As the first round of prelims approaches, we all hope for “the perfect score.” Well, you might not get it, but at least you can find it at the theater. I definitely understood the pain that the six characters in The Perfect Score went through, undergoing the terror of standardized testing.
The story follows the antics of a few desperate high-school seniors looking to secure spots in college by stealing the almighty SAT. Brian Robins, director of Varsity Blues, puts together another fairly entertaining teen movie. The timing of this release was perfect, as students across prepare for testing time.
Score may have slightly less than the perfect storyline, but a funny and interesting cast makes up for what the writing lacks. Basically, five newcomers and two current stars comprise the interesting team. The bait for movie-goers is the goofy teen-movie favorite Mathew Lillard , and the hot chick from the surprise hit Lost In Translation, Scarlet Johansson. She plays Francesca, a rich girl deprived of her father’s attention, who joins the scheme simply for the sake of rebellion. Lillard, on the other hand, has a secondary role as the loser brother of Kyle (Chris Evans), who is the head of the pack. This average guy has his heart set on a very familiar school of architecture. Why anyone would want to subject themself to the torture of Rand Hall, I don’t know, but apparently Kyle has wanted to attend CU since the age of seven. His sidekick, Matty (Bryan Greenberg), helps plan the crime in order to insure that he goes to U Maryland, where his girlfriend already studies. For some idiotic reason, the salutatorian, Anna (Erika Christensen), has her heart set on Brown. Stuck in a second-place world and constantly subjected to the pressure of her parents, Anna reluctantly joins the crew. Along with her goes the All-State Basketball superstar Desmond (Darius Miles). His aspirations to join the NBA can only be realized if he improves his skills in college, but he can’t get in without a 900. Rounding out the group is Roy (Leonardo Nam), the quintessential stoner. Roy brings the best comic relief in times of tension as the six teenagers come together on a mission that will either land them in jail or help them realize their dreams.

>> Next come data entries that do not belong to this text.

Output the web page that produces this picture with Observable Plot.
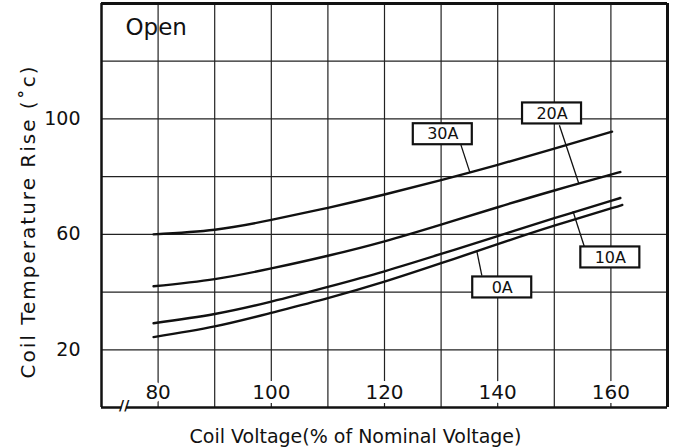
<!DOCTYPE html>
<html>
<head>
<meta charset="utf-8">
<script src="https://cdn.jsdelivr.net/npm/d3@7"></script>
<script src="https://cdn.jsdelivr.net/npm/@observablehq/plot@0.6"></script>
<style>
  html, body { margin: 0; padding: 0; background: #fff; }
</style>
</head>
<body>
<div id="chart"></div>
<script>
// ---- data ----
const currents = ["30A", "20A", "10A", "0A"];

const volt30 = [79.2, 90, 100, 110, 120, 130, 140, 150, 160.2];
const rise30 = [60.0, 61.6, 65.0, 69.2, 73.8, 78.8, 84.1, 89.7, 95.6];

const volt20 = [79.2, 90, 100, 110, 120, 130, 140, 150, 160, 161.5];
const rise20 = [42.0, 44.5, 48.2, 52.6, 57.6, 63.4, 69.4, 75.2, 80.7, 81.5];

const volt10 = [79.2, 90, 100, 110, 120, 130, 140, 150, 160, 161.5];
const rise10 = [29.2, 32.4, 36.7, 41.8, 47.2, 53.2, 59.4, 65.6, 71.6, 72.5];

const volt0 = [79.2, 90, 100, 110, 120, 130, 140, 150, 160, 162];
const rise0 = [24.4, 28.1, 32.8, 37.9, 43.6, 50.0, 56.6, 63.0, 69.0, 70.2];

// label boxes (centre) and leader lines (box end -> curve end)
const labelX = [130.3, 149.6, 159.9, 140.8];
const labelY = [94.7, 101.9, 52.0, 41.6];
const leadX1 = [133.5, 150.9, 155.3, 137.2];
const leadY1 = [91.0, 97.8, 55.8, 45.7];
const leadX2 = [135.1, 154.3, 153.3, 136.3];
const leadY2 = [81.4, 77.8, 68.0, 54.3];

const xTicks = [80, 100, 120, 140, 160];
const yTicks = [20, 60, 100];
const xGrid = [80, 90, 100, 110, 120, 130, 140, 150, 160];
const yGrid = [20, 40, 60, 80, 100, 120];
const xDomain = [70, 170];
const yDomain = [0, 140];
const axisBreak = 74;

const title = "Open";
const xTitle = "Coil Voltage(% of Nominal Voltage)";
const yTitle = "Coil Temperature Rise (˚c)";

// ---- build tables ----
const series = [[volt30, rise30], [volt20, rise20], [volt10, rise10], [volt0, rise0]];
const rows = [];
series.forEach(([vs, rs], i) => vs.forEach((v, j) => rows.push({current: currents[i], v, t: rs[j]})));
const labels = currents.map((c, i) => ({
  c, x: labelX[i], y: labelY[i],
  x1: leadX1[i], y1: leadY1[i], x2: leadX2[i], y2: leadY2[i]
}));

const W = 674, H = 447;
const mL = 101, mR = 7, mT = 3, mB = 40;
const pxX = (W - mL - mR) / (xDomain[1] - xDomain[0]);
const pxY = (H - mT - mB) / (yDomain[1] - yDomain[0]);
const boxW = 59 / pxX / 2, boxH = 21 / pxY / 2;
const font = "DejaVu Sans";

const chart = Plot.plot({
  width: W, height: H,
  marginLeft: mL, marginRight: mR, marginTop: mT, marginBottom: mB,
  x: {domain: xDomain, axis: null},
  y: {domain: yDomain, axis: null},
  style: {fontFamily: font, background: "#fff", color: "#111"},
  marks: [
    // grid
    Plot.ruleX(xGrid, {stroke: "#222", strokeWidth: 1.2}),
    Plot.ruleY(yGrid, {stroke: "#222", strokeWidth: 1.2}),
    // frame
    Plot.ruleX([xDomain[0]], {stroke: "#111", strokeWidth: 2.5}),
    Plot.ruleX([xDomain[1]], {stroke: "#111", strokeWidth: 3}),
    Plot.ruleY([yDomain[1]], {stroke: "#111", strokeWidth: 3}),
    Plot.ruleY([yDomain[0]], {x1: xDomain[0], x2: axisBreak - 0.4, stroke: "#111", strokeWidth: 2.5}),
    Plot.ruleY([yDomain[0]], {x1: axisBreak + 0.4, x2: xDomain[1], stroke: "#111", strokeWidth: 2.5}),
    Plot.text(["//"], {x: axisBreak, frameAnchor: "bottom", dy: 2, fontSize: 14, fill: "#111", fontWeight: "bold"}),
    // curves
    Plot.line(rows, {x: "v", y: "t", z: "current", curve: "natural", stroke: "#111", strokeWidth: 2.4}),
    // leaders
    Plot.link(labels, {x1: "x1", y1: "y1", x2: "x2", y2: "y2", stroke: "#111", strokeWidth: 1.3}),
    // label boxes
    Plot.rect(labels, {x1: d => d.x - boxW, x2: d => d.x + boxW, y1: d => d.y - boxH, y2: d => d.y + boxH,
      fill: "#fff", stroke: "#111", strokeWidth: 2.2}),
    Plot.text(labels, {x: "x", y: "y", text: "c", fontSize: 16, fill: "#111", lineAnchor: "middle"}),
    // x tick labels inside the frame
    Plot.text(xTicks, {x: d => d, frameAnchor: "bottom", dy: -15, text: d => String(d), fontSize: 20,
      fill: "#111", stroke: "#fff", strokeWidth: 8, lineAnchor: "middle"}),
    // y axis
    Plot.axisY(yTicks, {tickSize: 0, tickPadding: 21, fontSize: 19, label: null, fill: "#111"}),
    // title inside frame
    Plot.text([title], {frameAnchor: "top-left", dx: 24, dy: 24, fontSize: 23, textAnchor: "start",
      lineAnchor: "middle", fill: "#111"}),
    // axis titles
    Plot.text([xTitle], {frameAnchor: "bottom", dx: -29, dy: 29, fontSize: 19, textAnchor: "middle",
      lineAnchor: "middle", fill: "#111"}),
    Plot.text([yTitle], {frameAnchor: "left", rotate: -90, dx: -73, dy: 16, fontSize: 20, textAnchor: "middle",
      lineAnchor: "middle", fill: "#111"})
  ]
});

d3.select(chart).selectAll("text").filter(function () { return this.textContent === yTitle; })
  .style("letter-spacing", "2px");
document.getElementById("chart").appendChild(chart);
</script>
</body>
</html>
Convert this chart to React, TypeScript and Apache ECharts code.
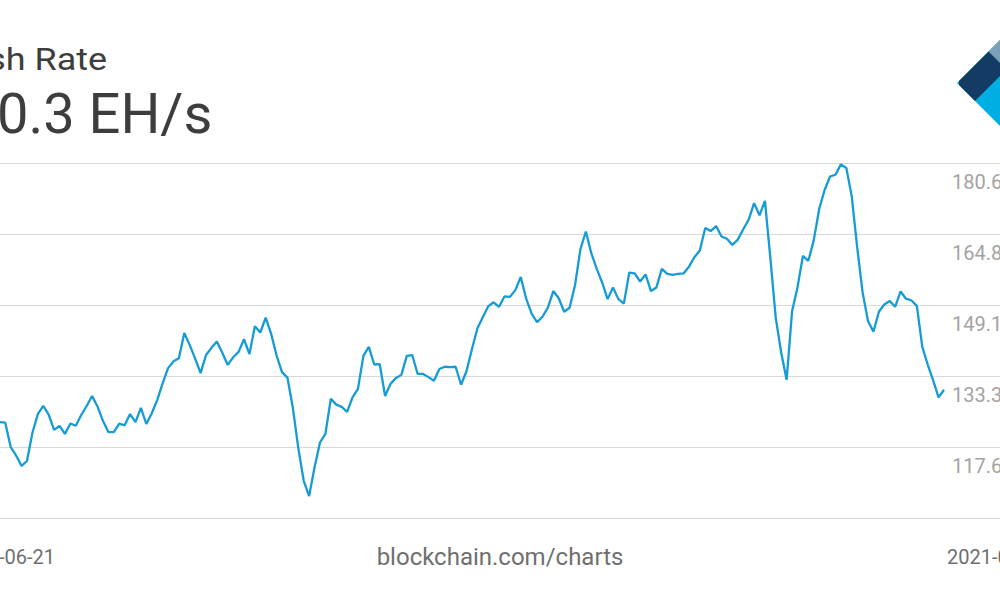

Beneath the mystery of whether or not they’ll nab the SATs, a romance is brewing and life lessons are being learned. Much to my surprise, the movie pretty much stayed away from the high school scene, as almost all the action took place off school grounds — Thank God! Who can really stand another Hollywood version of high school life, or college life for that matter?
Instead, it seemed like a fantasy that was created by a couple of fairly conscious recent college grads looking back at what could’ve — or maybe should’ve — been. I’m not sure if that accurately describes the screenwriters, but most likely the staff at MTV Films. In my opinion, The Perfect Score was entertaining enough to score just above par.